TASK: Select all lines in the records that include "React".

RECORDS TO USE:
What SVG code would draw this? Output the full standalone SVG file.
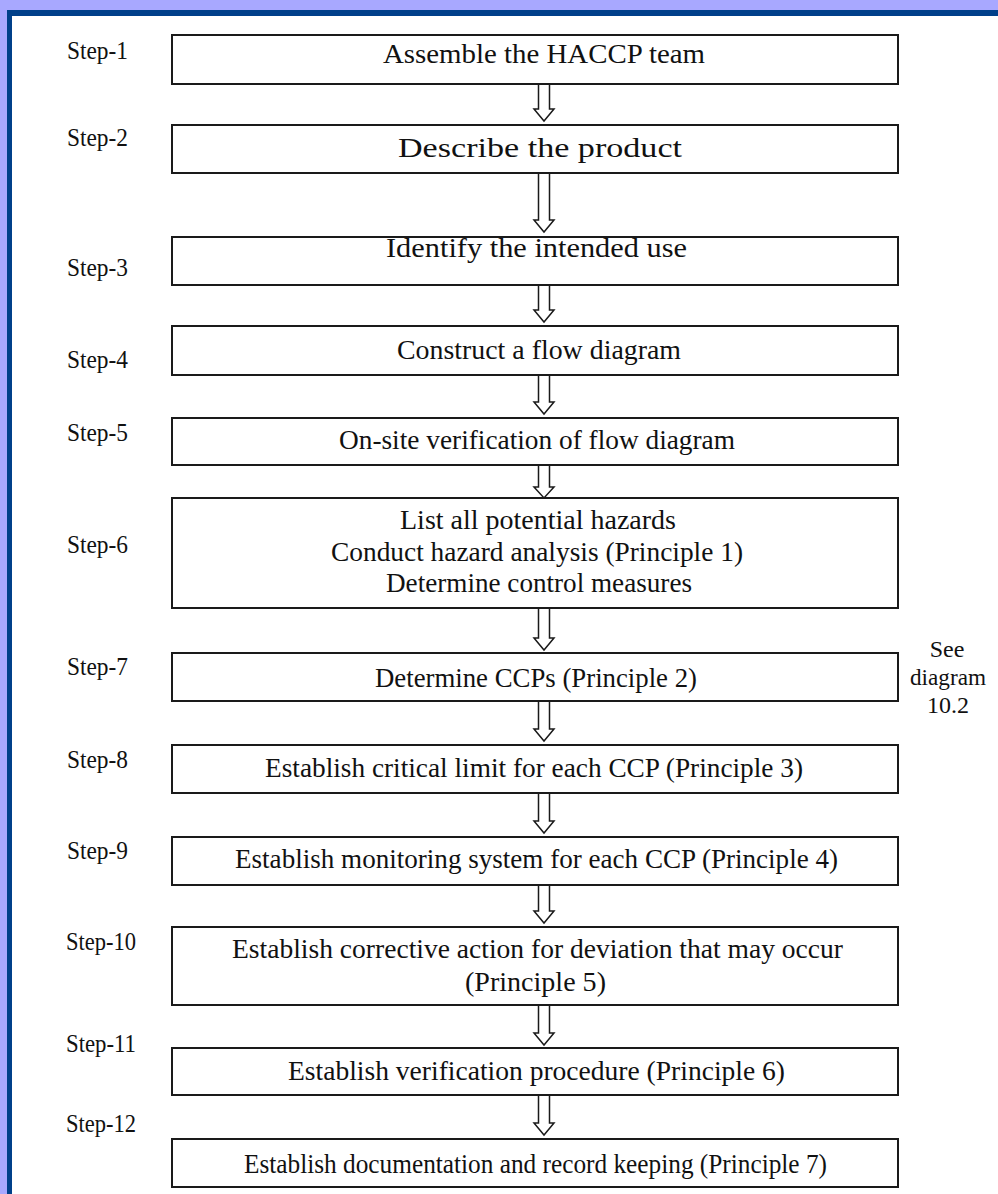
<svg xmlns="http://www.w3.org/2000/svg" width="998" height="1194" viewBox="0 0 998 1194">
<style>
.box{fill:#fff;stroke:#1a1a1a;stroke-width:2}
.t{font-size:28px;fill:#111;text-anchor:middle}
.s{font-size:25px;fill:#111}
.n{font-size:24px;fill:#111;text-anchor:middle}
.ar{fill:#fff;stroke:#1a1a1a;stroke-width:1.5}
</style>
<rect x="0" y="0" width="998" height="1194" fill="#a8a8ff"/>
<rect x="7" y="10" width="1000" height="1200" fill="#00408a"/>
<rect x="12" y="16" width="1000" height="1200" fill="#fff"/>

<g id="labels" font-family="Liberation Serif, Times New Roman, Times, serif">
<text class="s" x="67" y="59" textLength="61" lengthAdjust="spacingAndGlyphs">Step-1</text>
<text class="s" x="67" y="146" textLength="61" lengthAdjust="spacingAndGlyphs">Step-2</text>
<text class="s" x="67" y="276" textLength="61" lengthAdjust="spacingAndGlyphs">Step-3</text>
<text class="s" x="67" y="368" textLength="61" lengthAdjust="spacingAndGlyphs">Step-4</text>
<text class="s" x="67" y="441" textLength="61" lengthAdjust="spacingAndGlyphs">Step-5</text>
<text class="s" x="67" y="553" textLength="61" lengthAdjust="spacingAndGlyphs">Step-6</text>
<text class="s" x="67" y="675" textLength="61" lengthAdjust="spacingAndGlyphs">Step-7</text>
<text class="s" x="67" y="768" textLength="61" lengthAdjust="spacingAndGlyphs">Step-8</text>
<text class="s" x="67" y="859" textLength="61" lengthAdjust="spacingAndGlyphs">Step-9</text>
<text class="s" x="66" y="950" textLength="70" lengthAdjust="spacingAndGlyphs">Step-10</text>
<text class="s" x="66" y="1052" textLength="70" lengthAdjust="spacingAndGlyphs">Step-11</text>
<text class="s" x="66" y="1132" textLength="70" lengthAdjust="spacingAndGlyphs">Step-12</text>
</g>

<g id="nodes" font-family="Liberation Serif, Times New Roman, Times, serif">
<g id="node1"><rect class="box" x="172" y="35" width="726" height="49"/><text class="t" x="544" y="63" textLength="322" lengthAdjust="spacingAndGlyphs">Assemble the HACCP team</text></g>
<g id="node2"><rect class="box" x="172" y="125" width="726" height="48"/><text class="t" x="540" y="157" textLength="284" lengthAdjust="spacingAndGlyphs">Describe the product</text></g>
<g id="node3"><rect class="box" x="172" y="237" width="726" height="48"/><text class="t" x="536.5" y="257" textLength="301" lengthAdjust="spacingAndGlyphs">Identify the intended use</text></g>
<g id="node4"><rect class="box" x="172" y="326" width="726" height="49"/><text class="t" x="539" y="359" textLength="284" lengthAdjust="spacingAndGlyphs">Construct a flow diagram</text></g>
<g id="node5"><rect class="box" x="172" y="418" width="726" height="47"/><text class="t" x="537" y="449" textLength="396" lengthAdjust="spacingAndGlyphs">On-site verification of flow diagram</text></g>
<g id="node6"><rect class="box" x="172" y="498" width="726" height="110"/>
<text class="t" x="538" y="529" textLength="276" lengthAdjust="spacingAndGlyphs">List all potential hazards</text>
<text class="t" x="537" y="561" textLength="412" lengthAdjust="spacingAndGlyphs">Conduct hazard analysis (Principle 1)</text>
<text class="t" x="539" y="592" textLength="306" lengthAdjust="spacingAndGlyphs">Determine control measures</text></g>
<g id="node7"><rect class="box" x="172" y="653" width="726" height="48"/><text class="t" x="536" y="687" textLength="322" lengthAdjust="spacingAndGlyphs">Determine CCPs (Principle 2)</text></g>
<g id="node8"><rect class="box" x="172" y="745" width="726" height="48"/><text class="t" x="534" y="777" textLength="538" lengthAdjust="spacingAndGlyphs">Establish critical limit for each CCP (Principle 3)</text></g>
<g id="node9"><rect class="box" x="172" y="837" width="726" height="48"/><text class="t" x="536.5" y="868" textLength="603" lengthAdjust="spacingAndGlyphs">Establish monitoring system for each CCP (Principle 4)</text></g>
<g id="node10"><rect class="box" x="172" y="927" width="726" height="78"/>
<text class="t" x="537.5" y="958" textLength="611" lengthAdjust="spacingAndGlyphs">Establish corrective action for deviation that may occur</text>
<text class="t" x="535.5" y="991" textLength="141" lengthAdjust="spacingAndGlyphs">(Principle 5)</text></g>
<g id="node11"><rect class="box" x="172" y="1048" width="726" height="47"/><text class="t" x="536.5" y="1080" textLength="497" lengthAdjust="spacingAndGlyphs">Establish verification procedure (Principle 6)</text></g>
<g id="node12"><rect class="box" x="172" y="1139" width="726" height="48"/><text class="t" x="535.5" y="1173" textLength="583" lengthAdjust="spacingAndGlyphs">Establish documentation and record keeping (Principle 7)</text></g>
</g>

<g id="note" font-family="Liberation Serif, Times New Roman, Times, serif">
<text class="n" x="947" y="657">See</text>
<text class="n" x="948" y="685" textLength="76" lengthAdjust="spacingAndGlyphs">diagram</text>
<text class="n" x="948" y="713">10.2</text>
</g>

<g id="connectors">
<path class="ar" d="M538.5,85 V109 H534 L544,121 L554,109 H549.5 V85"/>
<path class="ar" d="M538.5,174 V220 H534 L544,232 L554,220 H549.5 V174"/>
<path class="ar" d="M538.5,286 V310 H534 L544,322 L554,310 H549.5 V286"/>
<path class="ar" d="M538.5,376 V402 H534 L544,414 L554,402 H549.5 V376"/>
<path class="ar" d="M538.5,466 V487 H534 L544,498 L554,487 H549.5 V466"/>
<path class="ar" d="M538.5,609 V638 H534 L544,650 L554,638 H549.5 V609"/>
<path class="ar" d="M538.5,702 V729 H534 L544,741 L554,729 H549.5 V702"/>
<path class="ar" d="M538.5,794 V821 H534 L544,833 L554,821 H549.5 V794"/>
<path class="ar" d="M538.5,886 V911 H534 L544,923 L554,911 H549.5 V886"/>
<path class="ar" d="M538.5,1006 V1033 H534 L544,1045 L554,1033 H549.5 V1006"/>
<path class="ar" d="M538.5,1096 V1123 H534 L544,1135 L554,1123 H549.5 V1096"/>
</g>
</svg>
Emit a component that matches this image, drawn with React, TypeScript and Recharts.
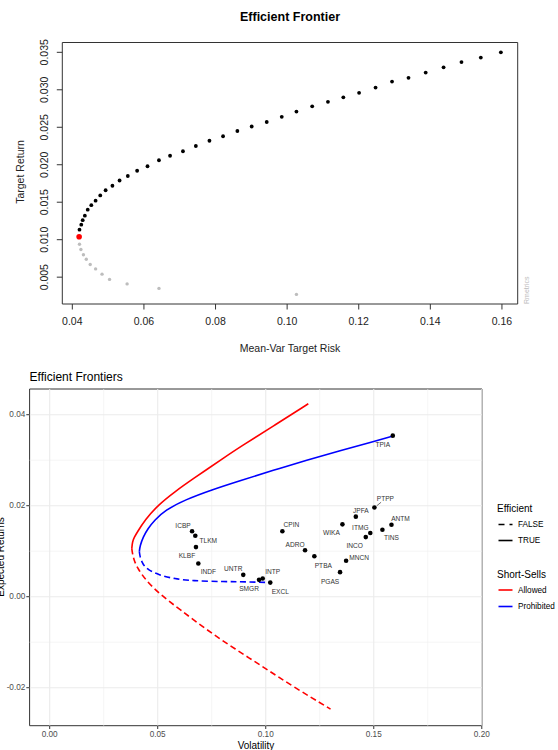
import React from "react";
import {
  ComposedChart,
  Line,
  ReferenceArea,
  ReferenceLine,
  Scatter,
  ScatterChart,
  XAxis,
  YAxis,
} from "recharts";

const FONT = "'Liberation Sans', Arial, sans-serif";

// ---- top chart: fPortfolio frontier points (risk, return)
const EFFICIENT_PTS: [number, number][] = [
  [0.042, 0.01134], [0.0425, 0.012], [0.0429, 0.0126], [0.0435, 0.0132],
  [0.0443, 0.014], [0.0453, 0.0146], [0.0465, 0.0152], [0.0478, 0.0159],
  [0.0493, 0.0166], [0.0512, 0.0172], [0.0532, 0.0179], [0.0555, 0.0185],
  [0.0581, 0.0192], [0.061, 0.0198], [0.0642, 0.0206], [0.0673, 0.0212],
  [0.0709, 0.0218], [0.0745, 0.0225], [0.0783, 0.0232], [0.0821, 0.0238],
  [0.0861, 0.0245], [0.0901, 0.0251], [0.0943, 0.0257], [0.0985, 0.0264],
  [0.1026, 0.0271], [0.107, 0.0278], [0.1114, 0.0284], [0.1157, 0.029],
  [0.1201, 0.0296], [0.1247, 0.0303], [0.1293, 0.0311], [0.1339, 0.0316],
  [0.1387, 0.0323], [0.1437, 0.033], [0.1487, 0.0337], [0.1541, 0.0343],
  [0.1597, 0.035],
];
const INEFFICIENT_PTS: [number, number][] = [
  [0.042, 0.0094], [0.0424, 0.0087], [0.0431, 0.008], [0.0439, 0.0074],
  [0.045, 0.0067], [0.0465, 0.0061], [0.0483, 0.0054], [0.0504, 0.0047],
  [0.0553, 0.0041], [0.0642, 0.0035], [0.1026, 0.0027],
];
const MIN_VAR_PT: [number, number][] = [[0.0419, 0.0104]];

const TOP_X_TICKS = [0.04, 0.06, 0.08, 0.1, 0.12, 0.14, 0.16];
const TOP_Y_TICKS = [0.005, 0.01, 0.015, 0.02, 0.025, 0.03, 0.035];
const TOP_X_DOMAIN: [number, number] = [0.0372, 0.1644];
const TOP_Y_DOMAIN: [number, number] = [0.00142, 0.03631];

// ---- bottom chart: frontier curves (volatility, expected return)
const ALLOWED_EFF: [number, number][] = [
  [0.038, 0.0106], [0.0383, 0.0121], [0.0392, 0.0131], [0.0403, 0.014],
  [0.0441, 0.0169], [0.0503, 0.0202], [0.058, 0.0231], [0.0657, 0.0257],
  [0.0812, 0.0307], [0.0881, 0.0329], [0.1035, 0.0375], [0.1197, 0.0424],
];
const ALLOWED_INEFF: [number, number][] = [
  [0.038, 0.0106], [0.0384, 0.0092], [0.0393, 0.0077], [0.0408, 0.0062],
  [0.0443, 0.0037], [0.0513, 0.0004], [0.0603, -0.0028], [0.0727, -0.0073],
  [0.0858, -0.0115], [0.0997, -0.0157], [0.1128, -0.0198], [0.13, -0.0247],
];
const PROHIBITED_EFF: [number, number][] = [
  [0.0415, 0.0099], [0.0418, 0.0112], [0.0433, 0.0132], [0.0455, 0.015],
  [0.0485, 0.0168], [0.0534, 0.019], [0.0626, 0.0213], [0.075, 0.0235],
  [0.0881, 0.0255], [0.1035, 0.0278], [0.119, 0.03], [0.1344, 0.0321],
  [0.1498, 0.0341], [0.1588, 0.0353],
];
const PROHIBITED_INEFF: [number, number][] = [
  [0.0415, 0.0099], [0.0418, 0.0088], [0.0426, 0.0077], [0.0438, 0.0067],
  [0.0457, 0.0059], [0.0503, 0.0048], [0.058, 0.0039], [0.0657, 0.0035],
  [0.0812, 0.0033], [0.0904, 0.0033], [0.102, 0.0031],
];

const TICKERS = [
  "TPIA", "PTPP", "JPFA", "ANTM", "WIKA", "ITMG", "TINS", "INCO", "CPIN", "ADRO", "PTBA",
  "MNCN", "PGAS", "ICBP", "TLKM", "KLBF", "INDF", "UNTR", "SMGR", "INTP", "EXCL",
];
const TICKER_RISK = [
  0.1588, 0.1503, 0.1417, 0.1582, 0.1355, 0.1484, 0.154, 0.1463, 0.1077, 0.1182, 0.1225,
  0.1372, 0.1344, 0.0659, 0.0674, 0.0677, 0.0688, 0.0896, 0.0969, 0.0986, 0.1021,
];
const TICKER_RETURN = [
  0.0354, 0.0196, 0.0176, 0.0158, 0.0159, 0.014, 0.0147, 0.0131, 0.0144, 0.0102, 0.0089,
  0.0079, 0.0054, 0.0144, 0.0134, 0.0109, 0.0073, 0.0048, 0.0037, 0.004, 0.0031,
];

const BOT_X_TICKS = [0, 0.05, 0.1, 0.15, 0.2];
const BOT_X_MINOR = [0.025, 0.075, 0.125, 0.175];
const BOT_Y_TICKS = [-0.02, 0, 0.02, 0.04];
const BOT_Y_MINOR = [-0.01, 0.01, 0.03];
const BOT_X_DOMAIN: [number, number] = [-0.0093, 0.2001];
const BOT_Y_DOMAIN: [number, number] = [-0.02835, 0.04565];

const EFFICIENT_LEVELS = ["FALSE", "TRUE"];
const SHORT_LEVELS = ["Allowed", "Prohibited"];

// repel-style label offsets (px) for each ticker
const LABEL_NUDGE: Record<string, [number, number]> = {
  TPIA: [-10, 9], PTPP: [11, -9], JPFA: [5, -6], ANTM: [9, -6], WIKA: [-11, 8],
  ITMG: [-10, -6], TINS: [9, 8], INCO: [-11, 8], CPIN: [9, -7], ADRO: [-10, -6],
  PTBA: [9, 9], MNCN: [13, -3], PGAS: [-10, 9], ICBP: [-9, -6], TLKM: [13, 5],
  KLBF: [-9, 8], INDF: [10, 8], UNTR: [-10, -6], SMGR: [-10, 9], INTP: [10, -7],
  EXCL: [10, 9],
};

const RED = "#ff0000";
const BLUE = "#0000ff";
const DASH = "6 3.5";

const toXY = (pts: [number, number][]) => pts.map(([x, y]) => ({ x, y }));
const stocks = TICKERS.map((name, i) => ({ name, x: TICKER_RISK[i], y: TICKER_RETURN[i] }));

const dot = (r: number, fill: string) => (p: any) => (
  <circle cx={p.cx} cy={p.cy} r={r} fill={fill} />
);

const TopXTick = ({ x, y, payload }: any) => (
  <text x={x} y={y} dy={9} textAnchor="middle" dominantBaseline="central" fontSize={10.5} fill="#222">
    {payload.value.toFixed(2)}
  </text>
);

const TopYTick = ({ x, y, payload }: any) => {
  const cx = x - 11;
  return (
    <text
      x={cx}
      y={y}
      textAnchor="middle"
      dominantBaseline="central"
      fontSize={10.5}
      fill="#222"
      transform={`rotate(-90, ${cx}, ${y})`}
    >
      {payload.value.toFixed(3)}
    </text>
  );
};

const BotXTick = ({ x, y, payload }: any) => (
  <text x={x} y={y} dy={3} textAnchor="middle" dominantBaseline="central" fontSize={8.2} fill="#4d4d4d">
    {payload.value.toFixed(2)}
  </text>
);

const BotYTick = ({ x, y, payload }: any) => (
  <text x={x + 1} y={y} textAnchor="end" dominantBaseline="central" fontSize={8.2} fill="#4d4d4d">
    {payload.value.toFixed(2)}
  </text>
);

const StockMark = (p: any) => {
  const [dx, dy] = LABEL_NUDGE[p.payload.name] || [0, 0];
  return (
    <g>
      <circle cx={p.cx} cy={p.cy} r={2.3} fill="#000" />
      {p.payload.name === "PTPP" && (
        <line x1={p.cx + 2.3} y1={p.cy - 1.7} x2={p.cx + 6.7} y2={p.cy - 5.3} stroke="#333" strokeWidth={0.7} />
      )}
      <text
        x={p.cx + dx}
        y={p.cy + dy}
        textAnchor="middle"
        dominantBaseline="central"
        fontSize={6.6}
        fill="#333"
      >
        {p.payload.name}
      </text>
    </g>
  );
};

function TopChart() {
  return (
    <ScatterChart
      width={558}
      height={360}
      margin={{ top: 42.5, right: 40.3, left: 0, bottom: 26 }}
    >
      <XAxis
        type="number"
        dataKey="x"
        domain={TOP_X_DOMAIN}
        ticks={TOP_X_TICKS}
        height={30}
        axisLine={false}
        tickLine={{ stroke: "#333" }}
        tickSize={5.5}
        tick={<TopXTick />}
        interval={0}
      />
      <YAxis
        type="number"
        dataKey="y"
        domain={TOP_Y_DOMAIN}
        ticks={TOP_Y_TICKS}
        width={62.3}
        axisLine={false}
        tickLine={{ stroke: "#333" }}
        tickSize={5.5}
        tick={<TopYTick />}
        interval={0}
      />
      <ReferenceArea
        x1={TOP_X_DOMAIN[0]}
        x2={TOP_X_DOMAIN[1]}
        y1={TOP_Y_DOMAIN[0]}
        y2={TOP_Y_DOMAIN[1]}
        fill="none"
        stroke="#333"
        strokeWidth={1}
      />
      <Scatter data={toXY(INEFFICIENT_PTS)} shape={dot(1.7, "#bdbdbd")} isAnimationActive={false} />
      <Scatter data={toXY(EFFICIENT_PTS)} shape={dot(1.9, "#000")} isAnimationActive={false} />
      <Scatter data={toXY(MIN_VAR_PT)} shape={dot(2.8, RED)} isAnimationActive={false} />
    </ScatterChart>
  );
}

function BottomChart() {
  return (
    <ComposedChart
      width={558}
      height={390}
      margin={{ top: 29, right: 76, left: 0, bottom: 4.3 }}
    >
      <XAxis
        type="number"
        dataKey="x"
        domain={BOT_X_DOMAIN}
        ticks={BOT_X_TICKS}
        height={20}
        axisLine={false}
        tickLine={{ stroke: "#333" }}
        tickSize={3.3}
        tick={<BotXTick />}
        interval={0}
      />
      <YAxis
        type="number"
        dataKey="y"
        domain={BOT_Y_DOMAIN}
        ticks={BOT_Y_TICKS}
        width={29.6}
        axisLine={false}
        tickLine={{ stroke: "#333" }}
        tickSize={3.3}
        tick={<BotYTick />}
        interval={0}
      />
      {BOT_X_MINOR.map((v) => (
        <ReferenceLine key={`xm${v}`} x={v} stroke="#f0f0f0" strokeWidth={0.7} />
      ))}
      {BOT_Y_MINOR.map((v) => (
        <ReferenceLine key={`ym${v}`} y={v} stroke="#f0f0f0" strokeWidth={0.7} />
      ))}
      {BOT_X_TICKS.map((v) => (
        <ReferenceLine key={`x${v}`} x={v} stroke="#ebebeb" strokeWidth={1.1} />
      ))}
      {BOT_Y_TICKS.map((v) => (
        <ReferenceLine key={`y${v}`} y={v} stroke="#ebebeb" strokeWidth={1.1} />
      ))}
      <Line data={toXY(ALLOWED_INEFF)} dataKey="y" type="basis" stroke={RED} strokeWidth={1.6} strokeDasharray={DASH} dot={false} isAnimationActive={false} />
      <Line data={toXY(PROHIBITED_INEFF)} dataKey="y" type="basis" stroke={BLUE} strokeWidth={1.6} strokeDasharray={DASH} dot={false} isAnimationActive={false} />
      <Line data={toXY(ALLOWED_EFF)} dataKey="y" type="basis" stroke={RED} strokeWidth={1.6} dot={false} isAnimationActive={false} />
      <Line data={toXY(PROHIBITED_EFF)} dataKey="y" type="basis" stroke={BLUE} strokeWidth={1.6} dot={false} isAnimationActive={false} />
      <Scatter data={stocks} shape={StockMark} isAnimationActive={false} />
      <ReferenceArea
        x1={BOT_X_DOMAIN[0]}
        x2={BOT_X_DOMAIN[1]}
        y1={BOT_Y_DOMAIN[0]}
        y2={BOT_Y_DOMAIN[1]}
        fill="none"
        stroke="#333"
        strokeWidth={1}
      />
    </ComposedChart>
  );
}

function Overlay() {
  const keyX1 = 498.5;
  const keyX2 = 512.5;
  const labelX = 518;
  return (
    <svg
      width={558}
      height={750}
      style={{ position: "absolute", left: 0, top: 0, pointerEvents: "none", fontFamily: FONT }}
    >
      {/* top chart texts */}
      <text x={290} y={17} textAnchor="middle" dominantBaseline="central" fontSize={12.5} fontWeight="bold" fill="#000">
        Efficient Frontier
      </text>
      <text x={290} y={348} textAnchor="middle" dominantBaseline="central" fontSize={10.5} fill="#222">
        Mean-Var Target Risk
      </text>
      <text x={19.6} y={172} textAnchor="middle" dominantBaseline="central" fontSize={10.5} fill="#222" transform="rotate(-90, 19.6, 172)">
        Target Return
      </text>
      <text x={526} y={304} textAnchor="start" dominantBaseline="central" fontSize={7} fill="#bbb" transform="rotate(-90, 526, 304)">
        Rmetrics
      </text>

      {/* bottom chart texts */}
      <text x={29.6} y={377} dominantBaseline="central" fontSize={12} fill="#000">
        Efficient Frontiers
      </text>
      <text x={256} y={745} textAnchor="middle" dominantBaseline="central" fontSize={10} fill="#000">
        Volatility
      </text>
      <text x={0} y={557} textAnchor="middle" dominantBaseline="central" fontSize={10} fill="#000" transform="rotate(-90, 0, 557)">
        Expected Returns
      </text>

      {/* legend */}
      <text x={497} y={508} dominantBaseline="central" fontSize={10} fill="#000">Efficient</text>
      {EFFICIENT_LEVELS.map((lv, i) => {
        const y = 524.5 + i * 16;
        return (
          <g key={lv}>
            <line x1={keyX1} x2={keyX2} y1={y} y2={y} stroke="#000" strokeWidth={1.6} strokeDasharray={lv === "FALSE" ? "6 5" : undefined} />
            <text x={labelX} y={y} dominantBaseline="central" fontSize={8.2} fill="#000">{lv}</text>
          </g>
        );
      })}
      <text x={497} y={574} dominantBaseline="central" fontSize={10} fill="#000">Short-Sells</text>
      {SHORT_LEVELS.map((lv, i) => {
        const y = 590 + i * 16.5;
        return (
          <g key={lv}>
            <line x1={keyX1} x2={keyX2} y1={y} y2={y} stroke={i === 0 ? RED : BLUE} strokeWidth={1.6} />
            <text x={labelX} y={y} dominantBaseline="central" fontSize={8.2} fill="#000">{lv}</text>
          </g>
        );
      })}
    </svg>
  );
}

export default function App() {
  return (
    <div
      style={{
        position: "absolute",
        left: 0,
        top: 0,
        width: 558,
        height: 750,
        overflow: "hidden",
        background: "#fff",
        fontFamily: FONT,
      }}
    >
      <div style={{ position: "absolute", left: 0, top: 0 }}>
        <TopChart />
      </div>
      <div style={{ position: "absolute", left: 0, top: 360 }}>
        <BottomChart />
      </div>
      <Overlay />
    </div>
  );
}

EXERCISE OUTPUT:
Emit a component that matches this image, drawn with React, TypeScript and Recharts.
import React from "react";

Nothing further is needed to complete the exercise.